___ SUPPLIED INFORMATION ___
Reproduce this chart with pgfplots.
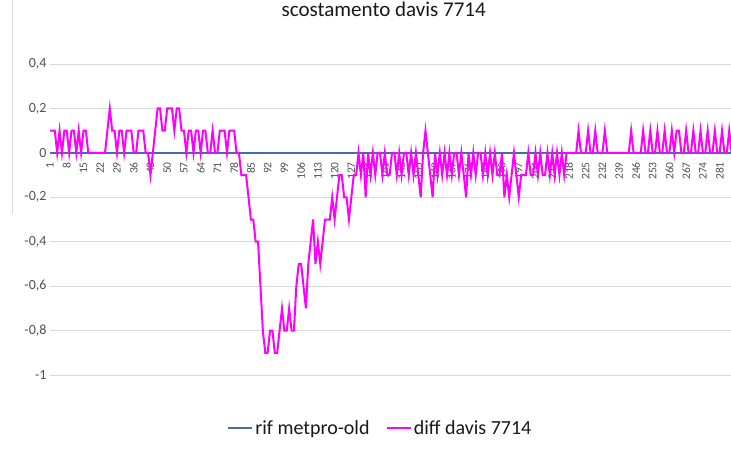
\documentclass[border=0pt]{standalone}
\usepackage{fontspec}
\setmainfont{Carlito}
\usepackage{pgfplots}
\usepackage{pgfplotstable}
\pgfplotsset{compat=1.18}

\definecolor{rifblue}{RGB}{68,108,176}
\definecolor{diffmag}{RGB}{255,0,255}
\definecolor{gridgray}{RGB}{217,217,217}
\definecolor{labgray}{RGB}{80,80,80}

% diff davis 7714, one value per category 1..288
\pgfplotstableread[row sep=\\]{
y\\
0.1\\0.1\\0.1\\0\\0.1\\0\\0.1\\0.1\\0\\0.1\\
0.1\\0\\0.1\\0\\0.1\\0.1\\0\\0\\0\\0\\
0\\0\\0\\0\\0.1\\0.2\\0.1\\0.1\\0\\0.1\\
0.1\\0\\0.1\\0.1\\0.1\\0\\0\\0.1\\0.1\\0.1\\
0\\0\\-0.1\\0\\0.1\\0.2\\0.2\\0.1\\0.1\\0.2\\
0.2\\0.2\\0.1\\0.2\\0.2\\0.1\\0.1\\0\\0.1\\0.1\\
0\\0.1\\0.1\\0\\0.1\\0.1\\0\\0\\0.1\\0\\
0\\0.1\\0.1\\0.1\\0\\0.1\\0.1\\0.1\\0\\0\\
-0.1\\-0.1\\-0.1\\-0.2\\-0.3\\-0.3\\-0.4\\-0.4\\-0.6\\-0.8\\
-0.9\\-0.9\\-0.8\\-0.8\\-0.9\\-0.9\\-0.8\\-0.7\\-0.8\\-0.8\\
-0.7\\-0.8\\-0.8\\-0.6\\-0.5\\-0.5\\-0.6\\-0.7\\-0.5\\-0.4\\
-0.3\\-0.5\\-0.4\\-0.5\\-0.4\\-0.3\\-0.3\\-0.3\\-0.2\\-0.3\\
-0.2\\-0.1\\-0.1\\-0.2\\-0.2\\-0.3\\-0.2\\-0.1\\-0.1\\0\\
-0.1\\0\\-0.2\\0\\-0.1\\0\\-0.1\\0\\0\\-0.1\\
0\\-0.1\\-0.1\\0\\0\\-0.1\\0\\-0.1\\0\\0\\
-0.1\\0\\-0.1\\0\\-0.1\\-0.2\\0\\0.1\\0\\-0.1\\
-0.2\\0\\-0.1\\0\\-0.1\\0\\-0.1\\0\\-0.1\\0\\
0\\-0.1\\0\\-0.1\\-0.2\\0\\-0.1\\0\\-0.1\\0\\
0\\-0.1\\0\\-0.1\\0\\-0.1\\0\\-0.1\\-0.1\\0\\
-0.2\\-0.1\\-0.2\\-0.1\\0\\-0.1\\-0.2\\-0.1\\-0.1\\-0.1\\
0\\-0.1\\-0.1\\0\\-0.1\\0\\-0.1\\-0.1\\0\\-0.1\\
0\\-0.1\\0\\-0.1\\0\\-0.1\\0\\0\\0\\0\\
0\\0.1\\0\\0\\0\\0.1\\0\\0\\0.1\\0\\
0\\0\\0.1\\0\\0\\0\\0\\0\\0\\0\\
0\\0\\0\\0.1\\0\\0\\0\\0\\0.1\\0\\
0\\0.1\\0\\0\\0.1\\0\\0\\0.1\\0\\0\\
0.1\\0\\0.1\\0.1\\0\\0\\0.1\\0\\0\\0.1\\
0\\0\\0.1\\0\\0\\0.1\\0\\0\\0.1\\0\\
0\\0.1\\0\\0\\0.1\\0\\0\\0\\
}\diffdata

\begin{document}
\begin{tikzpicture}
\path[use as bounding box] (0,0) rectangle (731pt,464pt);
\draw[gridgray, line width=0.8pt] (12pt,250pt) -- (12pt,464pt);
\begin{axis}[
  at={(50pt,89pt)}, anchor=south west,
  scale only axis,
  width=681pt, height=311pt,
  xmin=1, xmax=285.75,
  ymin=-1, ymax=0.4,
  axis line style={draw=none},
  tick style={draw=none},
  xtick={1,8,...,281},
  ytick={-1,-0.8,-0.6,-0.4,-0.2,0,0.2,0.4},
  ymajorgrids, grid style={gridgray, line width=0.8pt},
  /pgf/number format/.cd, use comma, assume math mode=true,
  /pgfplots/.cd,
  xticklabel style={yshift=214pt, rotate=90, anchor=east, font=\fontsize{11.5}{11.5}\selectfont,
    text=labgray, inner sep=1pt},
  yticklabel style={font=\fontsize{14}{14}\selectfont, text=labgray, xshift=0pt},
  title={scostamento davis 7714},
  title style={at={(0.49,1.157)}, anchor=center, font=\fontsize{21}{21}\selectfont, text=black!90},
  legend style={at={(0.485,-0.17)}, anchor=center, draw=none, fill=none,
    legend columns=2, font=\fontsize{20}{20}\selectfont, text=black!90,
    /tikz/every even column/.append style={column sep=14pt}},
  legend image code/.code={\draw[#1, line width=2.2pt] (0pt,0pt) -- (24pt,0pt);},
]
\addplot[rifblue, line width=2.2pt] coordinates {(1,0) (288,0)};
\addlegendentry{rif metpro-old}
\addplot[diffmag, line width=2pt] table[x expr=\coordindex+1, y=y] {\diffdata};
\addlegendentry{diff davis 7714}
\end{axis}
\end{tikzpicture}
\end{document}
___
TASK PROMPT:
Leaving the pictures aside, transcribe the entire listing exactly.

TASK RESULT:
Reproduce this chart with pgfplots.
\documentclass[border=0pt]{standalone}
\usepackage{fontspec}
\setmainfont{Carlito}
\usepackage{pgfplots}
\usepackage{pgfplotstable}
\pgfplotsset{compat=1.18}

\definecolor{rifblue}{RGB}{68,108,176}
\definecolor{diffmag}{RGB}{255,0,255}
\definecolor{gridgray}{RGB}{217,217,217}
\definecolor{labgray}{RGB}{80,80,80}

% diff davis 7714, one value per category 1..288
\pgfplotstableread[row sep=\\]{
y\\
0.1\\0.1\\0.1\\0\\0.1\\0\\0.1\\0.1\\0\\0.1\\
0.1\\0\\0.1\\0\\0.1\\0.1\\0\\0\\0\\0\\
0\\0\\0\\0\\0.1\\0.2\\0.1\\0.1\\0\\0.1\\
0.1\\0\\0.1\\0.1\\0.1\\0\\0\\0.1\\0.1\\0.1\\
0\\0\\-0.1\\0\\0.1\\0.2\\0.2\\0.1\\0.1\\0.2\\
0.2\\0.2\\0.1\\0.2\\0.2\\0.1\\0.1\\0\\0.1\\0.1\\
0\\0.1\\0.1\\0\\0.1\\0.1\\0\\0\\0.1\\0\\
0\\0.1\\0.1\\0.1\\0\\0.1\\0.1\\0.1\\0\\0\\
-0.1\\-0.1\\-0.1\\-0.2\\-0.3\\-0.3\\-0.4\\-0.4\\-0.6\\-0.8\\
-0.9\\-0.9\\-0.8\\-0.8\\-0.9\\-0.9\\-0.8\\-0.7\\-0.8\\-0.8\\
-0.7\\-0.8\\-0.8\\-0.6\\-0.5\\-0.5\\-0.6\\-0.7\\-0.5\\-0.4\\
-0.3\\-0.5\\-0.4\\-0.5\\-0.4\\-0.3\\-0.3\\-0.3\\-0.2\\-0.3\\
-0.2\\-0.1\\-0.1\\-0.2\\-0.2\\-0.3\\-0.2\\-0.1\\-0.1\\0\\
-0.1\\0\\-0.2\\0\\-0.1\\0\\-0.1\\0\\0\\-0.1\\
0\\-0.1\\-0.1\\0\\0\\-0.1\\0\\-0.1\\0\\0\\
-0.1\\0\\-0.1\\0\\-0.1\\-0.2\\0\\0.1\\0\\-0.1\\
-0.2\\0\\-0.1\\0\\-0.1\\0\\-0.1\\0\\-0.1\\0\\
0\\-0.1\\0\\-0.1\\-0.2\\0\\-0.1\\0\\-0.1\\0\\
0\\-0.1\\0\\-0.1\\0\\-0.1\\0\\-0.1\\-0.1\\0\\
-0.2\\-0.1\\-0.2\\-0.1\\0\\-0.1\\-0.2\\-0.1\\-0.1\\-0.1\\
0\\-0.1\\-0.1\\0\\-0.1\\0\\-0.1\\-0.1\\0\\-0.1\\
0\\-0.1\\0\\-0.1\\0\\-0.1\\0\\0\\0\\0\\
0\\0.1\\0\\0\\0\\0.1\\0\\0\\0.1\\0\\
0\\0\\0.1\\0\\0\\0\\0\\0\\0\\0\\
0\\0\\0\\0.1\\0\\0\\0\\0\\0.1\\0\\
0\\0.1\\0\\0\\0.1\\0\\0\\0.1\\0\\0\\
0.1\\0\\0.1\\0.1\\0\\0\\0.1\\0\\0\\0.1\\
0\\0\\0.1\\0\\0\\0.1\\0\\0\\0.1\\0\\
0\\0.1\\0\\0\\0.1\\0\\0\\0\\
}\diffdata

\begin{document}
\begin{tikzpicture}
\path[use as bounding box] (0,0) rectangle (731pt,464pt);
\draw[gridgray, line width=0.8pt] (12pt,250pt) -- (12pt,464pt);
\begin{axis}[
  at={(50pt,89pt)}, anchor=south west,
  scale only axis,
  width=681pt, height=311pt,
  xmin=1, xmax=285.75,
  ymin=-1, ymax=0.4,
  axis line style={draw=none},
  tick style={draw=none},
  xtick={1,8,...,281},
  ytick={-1,-0.8,-0.6,-0.4,-0.2,0,0.2,0.4},
  ymajorgrids, grid style={gridgray, line width=0.8pt},
  /pgf/number format/.cd, use comma, assume math mode=true,
  /pgfplots/.cd,
  xticklabel style={yshift=214pt, rotate=90, anchor=east, font=\fontsize{11.5}{11.5}\selectfont,
    text=labgray, inner sep=1pt},
  yticklabel style={font=\fontsize{14}{14}\selectfont, text=labgray, xshift=0pt},
  title={scostamento davis 7714},
  title style={at={(0.49,1.157)}, anchor=center, font=\fontsize{21}{21}\selectfont, text=black!90},
  legend style={at={(0.485,-0.17)}, anchor=center, draw=none, fill=none,
    legend columns=2, font=\fontsize{20}{20}\selectfont, text=black!90,
    /tikz/every even column/.append style={column sep=14pt}},
  legend image code/.code={\draw[#1, line width=2.2pt] (0pt,0pt) -- (24pt,0pt);},
]
\addplot[rifblue, line width=2.2pt] coordinates {(1,0) (288,0)};
\addlegendentry{rif metpro-old}
\addplot[diffmag, line width=2pt] table[x expr=\coordindex+1, y=y] {\diffdata};
\addlegendentry{diff davis 7714}
\end{axis}
\end{tikzpicture}
\end{document}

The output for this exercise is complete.